Increase in Dividend Payouts Falls in 2006

Despite corporate America’s continued banner days, the money didn’t flow over for income-hungry investors this year, as companies were less generous than expected with their dividends.

Only 295 companies in the Standard & Poor’s 500 raised their dividends this year, down from 306 last year, S&P reports. Six companies started paying dividends, down from 10 in both 2005 and 2004.

Overall, dividends increased 11% this year, shy of the 13% analysts had expected.

Companies may be sheepish with dividends, but investors want them. Nearly 70% of investors want companies to pay dividends, not just use excess cash to buy stock, according to a poll by Eaton Vance.
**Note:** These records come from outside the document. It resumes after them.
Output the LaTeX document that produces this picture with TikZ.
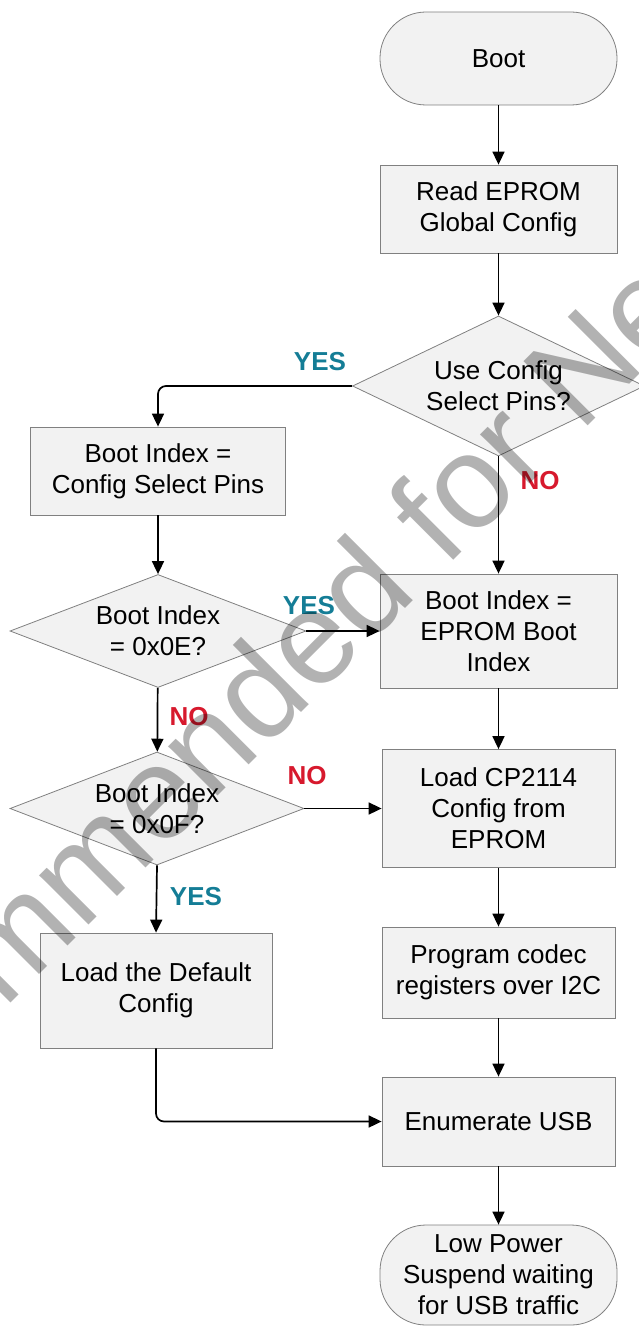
\documentclass[tikz,border=0pt]{standalone}
\usepackage{fontspec}
\setmainfont{Liberation Sans}
\usetikzlibrary{shapes.geometric,arrows.meta}
\definecolor{boxfill}{RGB}{242,242,242}
\definecolor{boxline}{RGB}{128,128,128}
\definecolor{yescol}{RGB}{20,125,150}
\definecolor{nocol}{RGB}{215,25,45}
\begin{document}
\begin{tikzpicture}[x=1pt,y=-1pt,
  shapebase/.style={draw=boxline, fill=boxfill, line width=0.8pt, inner sep=0pt,
    align=center, font=\fontsize{26}{31}\selectfont},
  procbox/.style={shapebase, rectangle},
  termbox/.style={shapebase, rectangle, rounded corners=46pt},
  decbox/.style={shapebase, diamond, aspect=2.5},
  flow/.style={line width=1.7pt, -{Triangle[length=13pt,width=12pt]}},
  yeslab/.style={text=yescol, inner sep=0pt, font=\fontsize{26}{31}\selectfont\bfseries},
  nolab/.style={text=nocol, inner sep=0pt, font=\fontsize{26}{31}\selectfont\bfseries}]
\useasboundingbox (0,0) rectangle (639,1327);
\clip (0,0) rectangle (639,1327);

% nodes
\node[termbox, minimum width=237pt, minimum height=93pt] (boot) at (498.5,58.5) {Boot};
\node[procbox, minimum width=237pt, minimum height=88pt] (read) at (498.5,209) {Read EPROM\\Global Config};
\node[decbox, minimum width=292pt, minimum height=140pt] (usecfg) at (498.5,386) {Use Config\\Select Pins?};
\node[procbox, minimum width=255pt, minimum height=88pt] (bicsp) at (158,471) {Boot Index =\\Config Select Pins};
\node[procbox, minimum width=237pt, minimum height=114pt] (biepb) at (498.5,631) {Boot Index =\\EPROM Boot\\Index};
\node[decbox, minimum width=296pt, minimum height=113pt] (dOE) at (158,631) {Boot Index\\= 0x0E?};
\node[decbox, minimum width=294pt, minimum height=113pt] (dOF) at (157,808.5) {Boot Index\\= 0x0F?};
\node[procbox, minimum width=233pt, minimum height=118pt] (loadcp) at (498.5,808.5) {Load CP2114\\Config from\\EPROM};
\node[procbox, minimum width=233pt, minimum height=91pt] (prog) at (498.5,972.5) {Program codec\\registers over I2C};
\node[procbox, minimum width=232pt, minimum height=115pt] (defcfg) at (156,990.5) {Load the Default\\Config};
\node[procbox, minimum width=233pt, minimum height=89pt] (enum) at (498.5,1121.5) {Enumerate USB};
\node[termbox, minimum width=237pt, minimum height=100pt] (lowpwr) at (498.5,1275) {Low Power\\Suspend waiting\\for USB traffic};

% connectors
\draw[flow] (boot) -- (read);
\draw[flow] (read) -- (usecfg);
\draw[flow, rounded corners=8pt] (usecfg.west) -| (bicsp.north);
\draw[flow] (usecfg) -- (biepb);
\draw[flow] (bicsp) -- (dOE);
\draw[flow] (dOE.east) -- (dOE.east -| biepb.west);
\draw[flow] (dOE) -- (dOF);
\draw[flow] (dOF.east) -- (dOF.east -| loadcp.west);
\draw[flow] (dOF.south) -- (defcfg.north);
\draw[flow] (biepb) -- (loadcp);
\draw[flow] (loadcp) -- (prog);
\draw[flow] (prog) -- (enum);
\draw[flow, rounded corners=8pt] (defcfg.south) |- (enum.west);
\draw[flow] (enum) -- (lowpwr);

% labels
\node[yeslab] (yes1) at (320,362) {YES};
\node[nolab] (no1) at (540,481) {NO};
\node[yeslab] (yes2) at (309,606) {YES};
\node[nolab] (no2) at (189,717) {NO};
\node[nolab] (no3) at (307,776) {NO};
\node[yeslab] (yes3) at (196,897) {YES};

% watermark
\node[rotate=45, anchor=base, inner sep=0pt, text=black, text opacity=0.3,
  font=\fontsize{132}{132}\selectfont] (wm) at (373,641) {Not Recommended for New Designs};
\end{tikzpicture}
\end{document}
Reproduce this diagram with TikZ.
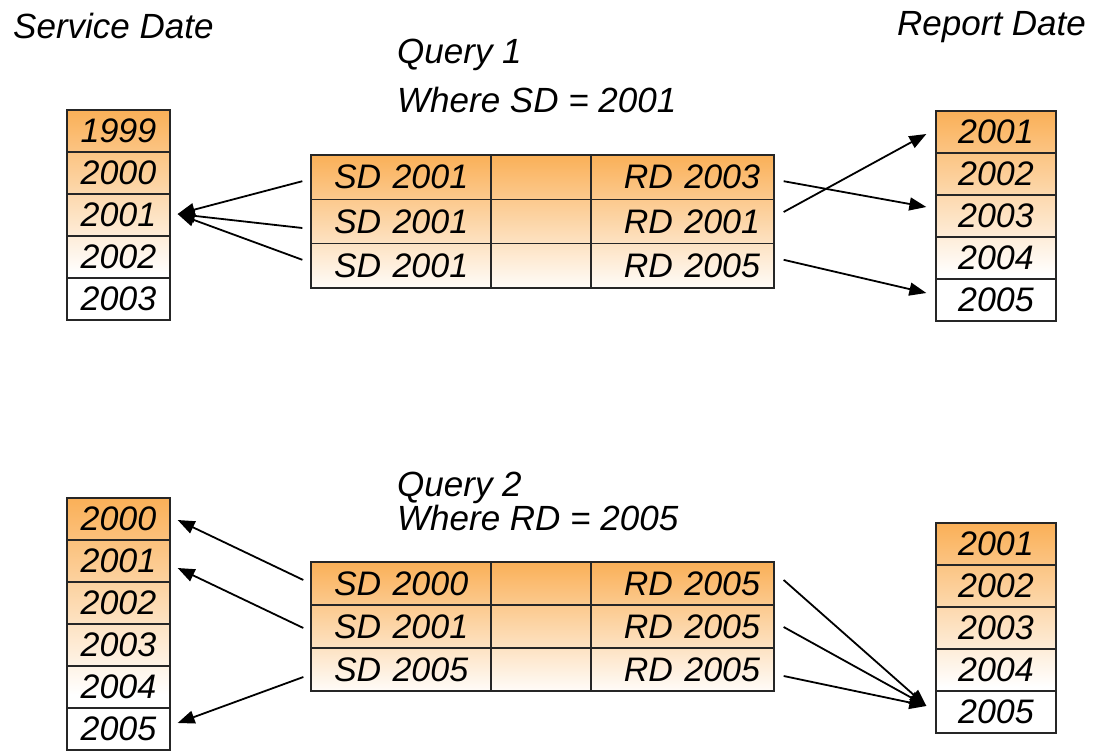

Dividend-paying companies in the S&P 500 gained 16.4% this year, easily outstripping the 12.7% gain of the non-dividend-paying companies.

The reason dividends are not as robust as expected could be due to a calm after a dividend payment explosion. The size and number of dividends paid by companies skyrocketed beginning in 2003, when Congress cut the maximum tax rate on dividends from 38% to 15%.

Also, other than investing in new equipment, companies have two choices for their piles of cash: stock buybacks and dividends, and buybacks are winning. This year, companies are expected to spend $437 billion buying back stock, dwarfing the $246 billion they will spend on dividends.

Companies are also facing a drop-off in profit growth after enjoying an unprecedented 18 consecutive quarters of double-digit earnings gains. It’s hard to commit to a dividend that needs to be paid every quarter no matter what, when there’s uncertainty about future profits, says Duncan Richardson of Eaton Vance.